12. Cross-Doc Assumptions & Contracts

  • Access-token claim set is a shared contract (§3.1). lattice-gameserver (the 02-netcode-lld.md handshake), lattice-director, and lattice-social all depend on sub, sid, platform, roles, region, iss="lattice-auth", aud="lattice", exp, iat, jti, and the header kid. Changing these is a coordinated suite-wide change.
  • Offline verification is the default (§7): game servers validate via cached JWKS, never a synchronous auth call. Only high-security titles add the optional Redis revocation lookup.
  • sub is the universal user key consumed by lattice-social (04-social-library.md) and lattice-director. It is a stable, pseudonymous UUID that survives platform linking.

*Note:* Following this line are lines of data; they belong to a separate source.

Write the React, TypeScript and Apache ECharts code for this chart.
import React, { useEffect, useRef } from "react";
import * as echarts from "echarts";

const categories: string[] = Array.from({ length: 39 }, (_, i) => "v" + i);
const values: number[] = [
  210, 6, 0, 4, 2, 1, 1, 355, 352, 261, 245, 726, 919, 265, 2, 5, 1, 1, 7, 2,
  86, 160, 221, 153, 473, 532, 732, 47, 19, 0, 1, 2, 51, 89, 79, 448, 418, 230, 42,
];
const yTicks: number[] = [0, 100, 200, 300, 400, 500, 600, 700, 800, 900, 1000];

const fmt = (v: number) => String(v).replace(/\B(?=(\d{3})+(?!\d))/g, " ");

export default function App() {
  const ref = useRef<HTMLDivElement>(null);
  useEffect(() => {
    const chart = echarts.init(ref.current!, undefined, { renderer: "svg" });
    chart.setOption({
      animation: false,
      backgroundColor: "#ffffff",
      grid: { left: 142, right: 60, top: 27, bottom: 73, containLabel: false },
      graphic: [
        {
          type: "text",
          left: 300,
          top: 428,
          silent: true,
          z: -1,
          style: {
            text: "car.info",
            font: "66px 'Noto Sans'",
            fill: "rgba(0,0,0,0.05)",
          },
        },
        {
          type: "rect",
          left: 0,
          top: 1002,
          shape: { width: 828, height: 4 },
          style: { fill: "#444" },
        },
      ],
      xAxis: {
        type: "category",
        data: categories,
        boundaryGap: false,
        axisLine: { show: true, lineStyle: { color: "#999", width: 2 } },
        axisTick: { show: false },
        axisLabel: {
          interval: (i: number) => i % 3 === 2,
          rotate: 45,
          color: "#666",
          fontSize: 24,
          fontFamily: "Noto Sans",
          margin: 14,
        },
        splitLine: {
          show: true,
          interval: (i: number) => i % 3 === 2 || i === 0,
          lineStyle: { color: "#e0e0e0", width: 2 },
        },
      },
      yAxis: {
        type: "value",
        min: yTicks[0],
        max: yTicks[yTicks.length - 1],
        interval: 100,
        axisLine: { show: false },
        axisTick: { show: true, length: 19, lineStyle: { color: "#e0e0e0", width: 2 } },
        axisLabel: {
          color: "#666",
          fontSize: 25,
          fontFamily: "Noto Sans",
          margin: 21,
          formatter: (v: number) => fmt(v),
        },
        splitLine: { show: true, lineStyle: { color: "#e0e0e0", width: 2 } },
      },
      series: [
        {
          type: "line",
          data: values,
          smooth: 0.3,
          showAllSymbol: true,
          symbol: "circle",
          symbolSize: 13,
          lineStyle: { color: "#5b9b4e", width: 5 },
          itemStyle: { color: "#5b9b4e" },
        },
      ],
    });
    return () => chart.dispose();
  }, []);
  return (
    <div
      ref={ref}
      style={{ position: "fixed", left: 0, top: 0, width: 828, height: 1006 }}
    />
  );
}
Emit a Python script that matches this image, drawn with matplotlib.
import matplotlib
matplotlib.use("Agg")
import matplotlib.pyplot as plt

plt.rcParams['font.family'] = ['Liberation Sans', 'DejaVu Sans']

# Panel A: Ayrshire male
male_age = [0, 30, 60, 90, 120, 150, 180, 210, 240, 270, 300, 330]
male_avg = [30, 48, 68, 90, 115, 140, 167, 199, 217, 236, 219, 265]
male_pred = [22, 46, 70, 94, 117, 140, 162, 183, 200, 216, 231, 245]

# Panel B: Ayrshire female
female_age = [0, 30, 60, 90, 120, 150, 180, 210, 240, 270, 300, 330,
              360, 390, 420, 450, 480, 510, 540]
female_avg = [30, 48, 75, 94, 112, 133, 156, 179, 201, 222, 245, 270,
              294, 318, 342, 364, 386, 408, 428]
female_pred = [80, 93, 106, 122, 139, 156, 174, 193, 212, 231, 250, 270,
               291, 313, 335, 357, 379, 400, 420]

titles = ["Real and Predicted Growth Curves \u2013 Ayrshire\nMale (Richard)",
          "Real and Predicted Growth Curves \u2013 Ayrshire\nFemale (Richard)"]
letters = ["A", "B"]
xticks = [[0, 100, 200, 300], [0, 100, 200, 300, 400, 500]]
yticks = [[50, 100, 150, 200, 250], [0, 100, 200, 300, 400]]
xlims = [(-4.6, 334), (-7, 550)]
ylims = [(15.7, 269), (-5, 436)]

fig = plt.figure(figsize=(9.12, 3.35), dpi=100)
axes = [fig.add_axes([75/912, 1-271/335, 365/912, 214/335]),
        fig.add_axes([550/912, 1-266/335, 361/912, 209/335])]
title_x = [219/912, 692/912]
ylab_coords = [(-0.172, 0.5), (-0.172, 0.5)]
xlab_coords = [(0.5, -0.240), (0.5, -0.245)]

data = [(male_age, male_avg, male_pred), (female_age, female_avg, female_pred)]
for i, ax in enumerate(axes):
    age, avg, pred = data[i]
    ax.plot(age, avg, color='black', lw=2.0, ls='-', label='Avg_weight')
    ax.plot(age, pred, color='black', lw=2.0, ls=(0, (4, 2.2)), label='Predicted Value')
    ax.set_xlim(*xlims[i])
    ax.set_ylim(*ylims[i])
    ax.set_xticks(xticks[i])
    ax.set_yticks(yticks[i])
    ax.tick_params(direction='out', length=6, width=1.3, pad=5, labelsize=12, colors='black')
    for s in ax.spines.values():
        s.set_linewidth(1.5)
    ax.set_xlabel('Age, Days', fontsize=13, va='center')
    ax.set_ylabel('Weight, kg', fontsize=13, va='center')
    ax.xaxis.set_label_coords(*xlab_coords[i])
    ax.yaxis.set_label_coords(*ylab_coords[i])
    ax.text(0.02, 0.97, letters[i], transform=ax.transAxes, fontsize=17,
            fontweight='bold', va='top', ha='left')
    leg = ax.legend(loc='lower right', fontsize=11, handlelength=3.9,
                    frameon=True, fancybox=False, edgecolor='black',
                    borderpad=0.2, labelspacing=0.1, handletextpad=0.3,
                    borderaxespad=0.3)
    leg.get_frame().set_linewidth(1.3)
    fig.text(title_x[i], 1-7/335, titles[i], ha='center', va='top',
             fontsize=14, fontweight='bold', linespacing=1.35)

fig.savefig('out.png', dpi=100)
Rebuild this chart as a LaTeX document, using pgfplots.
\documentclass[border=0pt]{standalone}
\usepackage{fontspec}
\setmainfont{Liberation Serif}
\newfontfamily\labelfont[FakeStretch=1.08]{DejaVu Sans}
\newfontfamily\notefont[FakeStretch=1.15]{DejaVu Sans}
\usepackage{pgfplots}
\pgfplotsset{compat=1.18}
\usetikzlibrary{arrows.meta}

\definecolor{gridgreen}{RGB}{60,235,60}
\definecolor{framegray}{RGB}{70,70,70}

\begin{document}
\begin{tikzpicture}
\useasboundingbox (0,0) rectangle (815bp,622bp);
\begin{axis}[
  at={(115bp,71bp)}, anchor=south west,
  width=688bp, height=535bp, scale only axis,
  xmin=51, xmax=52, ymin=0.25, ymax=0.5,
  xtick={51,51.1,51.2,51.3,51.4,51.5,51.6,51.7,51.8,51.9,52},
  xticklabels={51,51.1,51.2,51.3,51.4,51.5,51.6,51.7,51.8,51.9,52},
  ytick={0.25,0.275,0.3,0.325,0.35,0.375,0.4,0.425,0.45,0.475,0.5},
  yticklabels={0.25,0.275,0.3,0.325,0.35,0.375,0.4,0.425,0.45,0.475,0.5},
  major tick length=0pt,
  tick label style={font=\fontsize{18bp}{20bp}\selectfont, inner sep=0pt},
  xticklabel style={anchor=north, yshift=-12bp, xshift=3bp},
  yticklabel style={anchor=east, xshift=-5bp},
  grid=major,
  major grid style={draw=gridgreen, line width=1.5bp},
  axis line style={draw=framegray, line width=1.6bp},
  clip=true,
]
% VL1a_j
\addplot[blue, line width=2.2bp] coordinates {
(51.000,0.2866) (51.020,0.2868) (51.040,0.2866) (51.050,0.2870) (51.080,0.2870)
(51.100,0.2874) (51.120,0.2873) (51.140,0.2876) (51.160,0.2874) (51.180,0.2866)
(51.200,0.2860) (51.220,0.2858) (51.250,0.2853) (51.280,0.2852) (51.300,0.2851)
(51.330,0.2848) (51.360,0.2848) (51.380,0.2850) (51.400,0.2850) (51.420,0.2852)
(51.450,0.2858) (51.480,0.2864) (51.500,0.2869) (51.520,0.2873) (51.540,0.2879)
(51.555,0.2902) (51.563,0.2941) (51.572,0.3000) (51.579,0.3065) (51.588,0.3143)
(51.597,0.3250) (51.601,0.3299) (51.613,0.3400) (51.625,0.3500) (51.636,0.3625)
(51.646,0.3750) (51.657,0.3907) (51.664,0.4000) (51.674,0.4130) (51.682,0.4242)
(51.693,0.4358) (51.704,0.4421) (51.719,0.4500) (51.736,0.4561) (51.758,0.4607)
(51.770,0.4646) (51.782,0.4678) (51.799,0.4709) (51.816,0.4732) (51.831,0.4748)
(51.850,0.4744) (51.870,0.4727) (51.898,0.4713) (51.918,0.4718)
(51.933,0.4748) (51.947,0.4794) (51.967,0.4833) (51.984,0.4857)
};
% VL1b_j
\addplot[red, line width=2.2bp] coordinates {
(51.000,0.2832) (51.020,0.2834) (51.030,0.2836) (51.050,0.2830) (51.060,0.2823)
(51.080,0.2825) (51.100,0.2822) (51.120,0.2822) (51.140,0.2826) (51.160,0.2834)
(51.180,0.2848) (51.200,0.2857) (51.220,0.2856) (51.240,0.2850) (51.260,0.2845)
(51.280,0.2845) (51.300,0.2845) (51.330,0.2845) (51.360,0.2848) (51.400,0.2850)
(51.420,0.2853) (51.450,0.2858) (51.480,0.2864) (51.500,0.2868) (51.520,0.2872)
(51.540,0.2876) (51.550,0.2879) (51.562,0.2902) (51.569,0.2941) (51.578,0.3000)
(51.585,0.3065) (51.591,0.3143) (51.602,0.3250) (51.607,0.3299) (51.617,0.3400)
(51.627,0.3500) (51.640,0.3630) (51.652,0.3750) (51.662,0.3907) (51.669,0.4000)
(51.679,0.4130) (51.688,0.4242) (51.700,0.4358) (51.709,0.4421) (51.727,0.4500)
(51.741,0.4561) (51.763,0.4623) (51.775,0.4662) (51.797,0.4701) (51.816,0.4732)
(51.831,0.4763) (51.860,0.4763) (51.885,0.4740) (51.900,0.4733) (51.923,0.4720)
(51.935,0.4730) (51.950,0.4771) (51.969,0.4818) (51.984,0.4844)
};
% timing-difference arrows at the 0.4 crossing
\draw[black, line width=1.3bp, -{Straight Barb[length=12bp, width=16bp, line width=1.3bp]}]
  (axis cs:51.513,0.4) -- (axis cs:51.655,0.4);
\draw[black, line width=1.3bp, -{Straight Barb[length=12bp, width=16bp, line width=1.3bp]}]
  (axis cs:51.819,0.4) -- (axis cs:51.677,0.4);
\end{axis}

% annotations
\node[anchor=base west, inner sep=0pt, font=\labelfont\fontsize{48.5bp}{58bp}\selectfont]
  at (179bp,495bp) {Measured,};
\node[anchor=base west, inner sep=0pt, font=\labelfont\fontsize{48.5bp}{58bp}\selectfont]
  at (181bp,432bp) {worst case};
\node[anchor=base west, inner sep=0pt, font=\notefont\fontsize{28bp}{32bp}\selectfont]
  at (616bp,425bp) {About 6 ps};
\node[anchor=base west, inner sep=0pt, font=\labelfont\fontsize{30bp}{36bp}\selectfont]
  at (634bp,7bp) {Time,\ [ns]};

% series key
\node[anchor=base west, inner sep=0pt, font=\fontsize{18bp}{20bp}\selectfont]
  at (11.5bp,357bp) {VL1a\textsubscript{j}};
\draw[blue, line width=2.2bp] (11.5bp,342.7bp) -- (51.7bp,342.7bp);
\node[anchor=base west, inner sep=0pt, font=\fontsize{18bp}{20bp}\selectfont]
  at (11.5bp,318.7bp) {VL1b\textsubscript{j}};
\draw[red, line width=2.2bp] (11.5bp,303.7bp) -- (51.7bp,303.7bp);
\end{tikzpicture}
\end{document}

  • Crypto split: Ed25519 here is for token signing; X25519 + ChaCha20-Poly1305 in 02-netcode-lld.md is the transport layer — independent key material.
  • Delivery: node count N, KMS choice (distributed key vs signing service), and the optional NATS revocation bus are sequenced in 06-implementation-roadmap.md; the minimum shippable config is N=2 nodes + Postgres + Redis + distributed KMS key.